La mancata richiesta di riconoscimento della personalità giuridica, del resto, importa che lo Stato non può esercitare alcun controllo che non sia limitato alla liceità degli scopi perseguiti.

La libertà di organizzazione sindacale, a sua volta, si esplica anche in principi di natura individuale per i quali, ogni cittadino può liberamente aderire ad un sindacato ovvero dar vita ad un’organizzazione sindacale (e compiere tutte le attività connesse e propedeutiche) per la tutela degli interessi professionali di un gruppo identificato.

Conseguentemente tutti i lavoratori possono attivarsi liberamente per costituire organizzazioni sindacali sia all’esterno che all’interno dei propri luoghi di lavoro e, in quest’ultimo caso, il datore di lavoro deve non solo consentire l’esercizio della libertà sindacale ma agire concretamente per porre in essere tutte le misure atte a rendere effettivo il diritto stesso.

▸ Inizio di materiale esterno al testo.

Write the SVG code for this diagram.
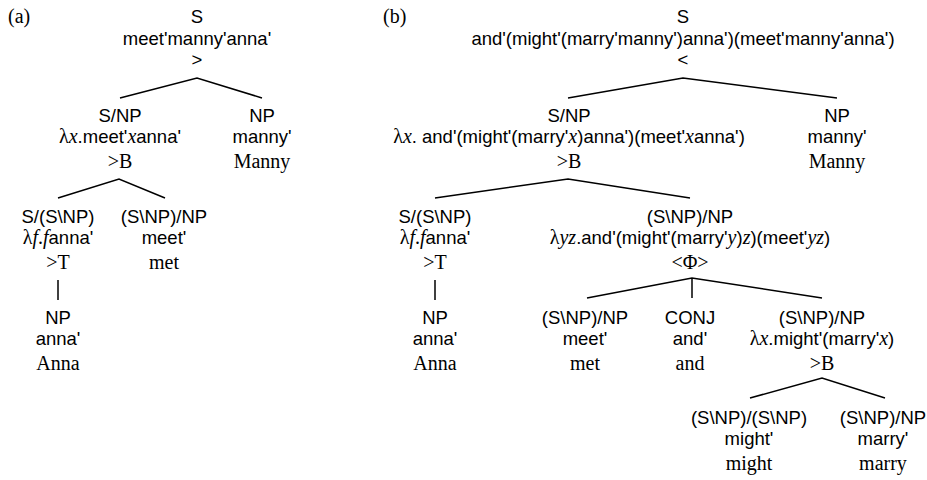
<svg xmlns="http://www.w3.org/2000/svg" width="927" height="480" viewBox="0 0 927 480">
  <style>
    text { fill: #000; text-anchor: middle; }
    .s { font-family: "Liberation Sans", Arial, sans-serif; font-size: 18.5px; }
    .r { font-family: "Liberation Serif", "Times New Roman", serif; font-size: 20px; }
    .g { font-family: "Liberation Serif", "Times New Roman", serif; font-size: 20px; }
    .i { font-family: "Liberation Serif", "Times New Roman", serif; font-size: 20px; font-style: italic; }
    .tag { text-anchor: start; }
    .edge { stroke: #000; stroke-width: 1.5; fill: none; }
  </style>

  <!-- panel labels -->
  <text class="r tag" x="8" y="23">(a)</text>
  <text class="r tag" x="383" y="23">(b)</text>

  <!-- ===== derivation (a) ===== -->
  <g id="a-root">
    <text class="s" x="197" y="23">S</text>
    <text class="s" x="197" y="45">meet'manny'anna'</text>
    <text class="s" x="197" y="66">&gt;</text>
  </g>
  <g id="a-snp">
    <text class="s" x="120" y="122">S/NP</text>
    <text class="s" x="120" y="143"><tspan class="g">λ</tspan><tspan class="i">x</tspan>.meet'<tspan class="i">x</tspan>anna'</text>
    <text class="r" x="120" y="168">&gt;B</text>
  </g>
  <g id="a-manny">
    <text class="s" x="262" y="122">NP</text>
    <text class="s" x="262" y="143">manny'</text>
    <text class="r" x="262" y="168">Manny</text>
  </g>
  <g id="a-raised">
    <text class="s" x="58" y="223">S/(S\NP)</text>
    <text class="s" x="58" y="244"><tspan class="g">λ</tspan><tspan class="i">f</tspan><tspan class="g">.</tspan><tspan class="i">f</tspan>anna'</text>
    <text class="r" x="58" y="269">&gt;T</text>
  </g>
  <g id="a-met">
    <text class="s" x="164" y="223">(S\NP)/NP</text>
    <text class="s" x="164" y="244">meet'</text>
    <text class="r" x="164" y="269">met</text>
  </g>
  <g id="a-anna">
    <text class="s" x="58" y="324">NP</text>
    <text class="s" x="58" y="345">anna'</text>
    <text class="r" x="58" y="370">Anna</text>
  </g>

  <!-- ===== derivation (b) ===== -->
  <g id="b-root">
    <text class="s" x="683" y="23">S</text>
    <text class="s" x="683" y="45">and'(might'(marry'manny')anna')(meet'manny'anna')</text>
    <text class="s" x="683" y="66">&lt;</text>
  </g>
  <g id="b-snp">
    <text class="s" x="569" y="122">S/NP</text>
    <text class="s" x="569" y="143"><tspan class="g">λ</tspan><tspan class="i">x</tspan>. and'(might'(marry'<tspan class="i">x</tspan>)anna')(meet'<tspan class="i">x</tspan>anna')</text>
    <text class="r" x="569" y="168">&gt;B</text>
  </g>
  <g id="b-manny">
    <text class="s" x="837" y="122">NP</text>
    <text class="s" x="837" y="143">manny'</text>
    <text class="r" x="837" y="168">Manny</text>
  </g>
  <g id="b-raised">
    <text class="s" x="435" y="223">S/(S\NP)</text>
    <text class="s" x="435" y="244"><tspan class="g">λ</tspan><tspan class="i">f</tspan><tspan class="g">.</tspan><tspan class="i">f</tspan>anna'</text>
    <text class="r" x="435" y="269">&gt;T</text>
  </g>
  <g id="b-coord">
    <text class="s" x="690" y="223">(S\NP)/NP</text>
    <text class="s" x="690" y="244"><tspan class="g">λ</tspan><tspan class="i">yz</tspan>.and'(might'(marry'<tspan class="i">y</tspan>)<tspan class="i">z</tspan>)(meet'<tspan class="i">yz</tspan>)</text>
    <text class="r" x="690" y="269">&lt;Φ&gt;</text>
  </g>
  <g id="b-anna">
    <text class="s" x="435" y="324">NP</text>
    <text class="s" x="435" y="345">anna'</text>
    <text class="r" x="435" y="370">Anna</text>
  </g>
  <g id="b-met">
    <text class="s" x="585" y="324">(S\NP)/NP</text>
    <text class="s" x="585" y="345">meet'</text>
    <text class="r" x="585" y="370">met</text>
  </g>
  <g id="b-and">
    <text class="s" x="690" y="324">CONJ</text>
    <text class="s" x="690" y="345">and'</text>
    <text class="r" x="690" y="370">and</text>
  </g>
  <g id="b-composed">
    <text class="s" x="822" y="324">(S\NP)/NP</text>
    <text class="s" x="822" y="345"><tspan class="g">λ</tspan><tspan class="i">x</tspan>.might'(marry'<tspan class="i">x</tspan>)</text>
    <text class="r" x="822" y="370">&gt;B</text>
  </g>
  <g id="b-might">
    <text class="s" x="749" y="424">(S\NP)/(S\NP)</text>
    <text class="s" x="749" y="445">might'</text>
    <text class="r" x="749" y="470">might</text>
  </g>
  <g id="b-marry">
    <text class="s" x="883" y="424">(S\NP)/NP</text>
    <text class="s" x="883" y="445">marry'</text>
    <text class="r" x="883" y="470">marry</text>
  </g>

  <!-- tree branches -->
  <g id="connectors" class="edge">
    <path d="M120,98 L197,78 L262,98"/>
    <path d="M58,198 L119,179 L165,198"/>
    <path d="M58,280 V300"/>
    <path d="M568,98 L683,78 L837,98"/>
    <path d="M435,198 L568,179 L690,198"/>
    <path d="M435,280 V300"/>
    <path d="M587,298 L692,278 L822,298"/>
    <path d="M692,278 V298"/>
    <path d="M750,398 L822,378 L885,398"/>
  </g>
</svg>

La libertà sindacale comprende anche il diritto per il lavoratore di scegliere il sindacato cui aderire, ovvero anche la libertà di non far parte dei nessuna organizzazione sindacale senza perciò subire alcun tipo di discriminazione. Ad esempio, l’art. 15 dello statuto dei lavoratori dichiara “nullo qualsiasi patto od atto diretto a: a) subordinare l’occupazione di un lavoratore alla condizione che aderisca o non aderisca ad una associazione sindacale ovvero cessi di farne parte; b) licenziare un lavoratore, discriminarlo nella assegnazione di qualifiche o mansioni, nei trasferimenti, nei provvedimenti disciplinari, o recargli altrimenti pregiudizio a causa della sua affiliazione o attività sindacale ovvero della sua partecipazione ad uno sciopero.

Le disposizioni di cui al comma precedente si applicano altresì ai patti o atti diretti a fini di discriminazione politica, religiosa, razziale, di lingua o di sesso, di handicap, di età o basata sull’orientamento sessuale o sulle convinzioni personali”.